Mr Justice Adrian Beltrami said on Friday that he deemed “the merits of the case as weak” and the disclosure request to be too wide-ranging, even if there had been a “good arguable case of wrongdoing” against the world’s most important hub for metals trading.
In September, AQR and four other companies filed a court application in London against the LME that was intended to get the 145-year-old exchange to hand over notes and transcripts from telephone calls and meetings to enable them to decide whether to pursue further legal action.
DWR Commodities, Flow Traders, Capstone Investment Advisors and Winton Capital Management were the other claimants with the five companies estimating earlier this week that they collectively lost $95mn of profits as a result of the LME’s intervention.
The dismissal in the High Court in London marks a small reprieve for the LME, which has been under severe pressure since March when it suspended and cancelled huge volumes of nickel trades after prices surged 250 per cent to more than $100,000 per tonne in under a day as a result of a short squeeze.
A bet on falling prices by Tsingshan, the world’s largest stainless steel producer run by Chinese industrialist Xiang Guangda, collided with fears of supply disruptions out of Russia, a large producer of the industrial metal.
That led to accusations that the LME, which is owned by Hong Kong Exchanges and Clearing, acted in favour of a Chinese company, while others said that it should have acted sooner to avoid the need to erase trades.
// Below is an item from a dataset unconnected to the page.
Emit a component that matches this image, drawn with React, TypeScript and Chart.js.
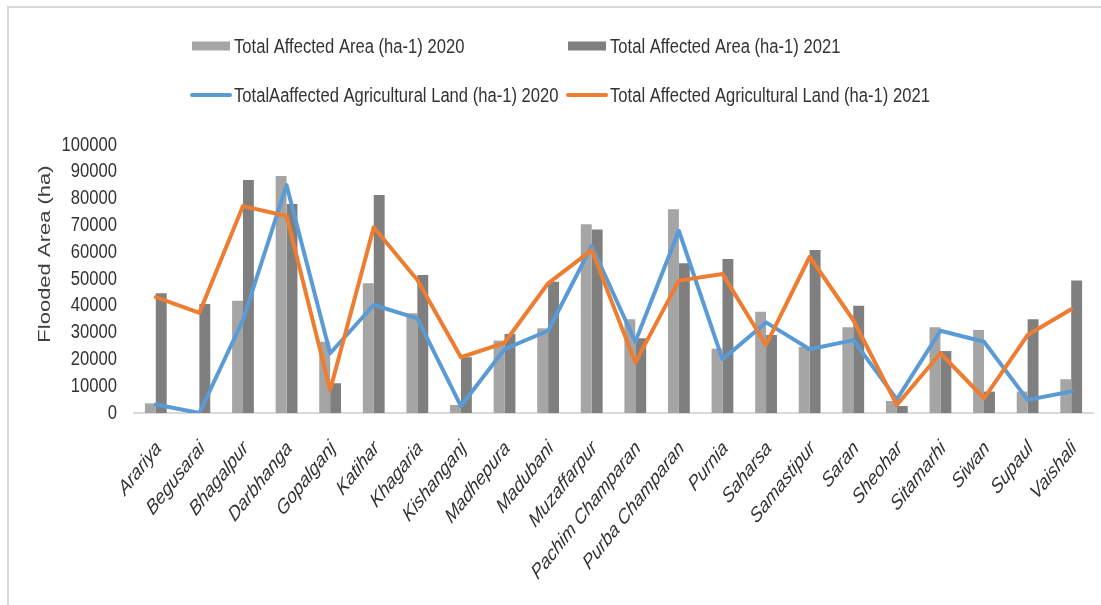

However, the LME still faces lawsuits from hedge fund Elliott Management and market maker Jane Street, which are together claiming damages totalling almost $500mn.
The LME released last month its detailed grounds of defence against the pair of firms, which laid out how close the nickel market meltdown came to blowing out into a “death spiral” for the exchange and its members that would have threatened to cause a systemic collapse across metals markets.
The LME, which was represented by Hogan Lovells, said in a statement that: “This application was misconceived from the start — the LME having already provided a detailed explanation of its decision making — and we are pleased that it has been dismissed in its entirety”.
An independent review by consultancy Oliver Wyman into the circumstances leading up to the LME’s decision to cancel eight hours’ worth of nickel trades is due next month.
AQR said it was “disappointed the court did not see the need for additional disclosure from the LME following their unprecedented decision to unilaterally cancel agreed upon trades earlier this year. We continue to evaluate all legal options available to us.”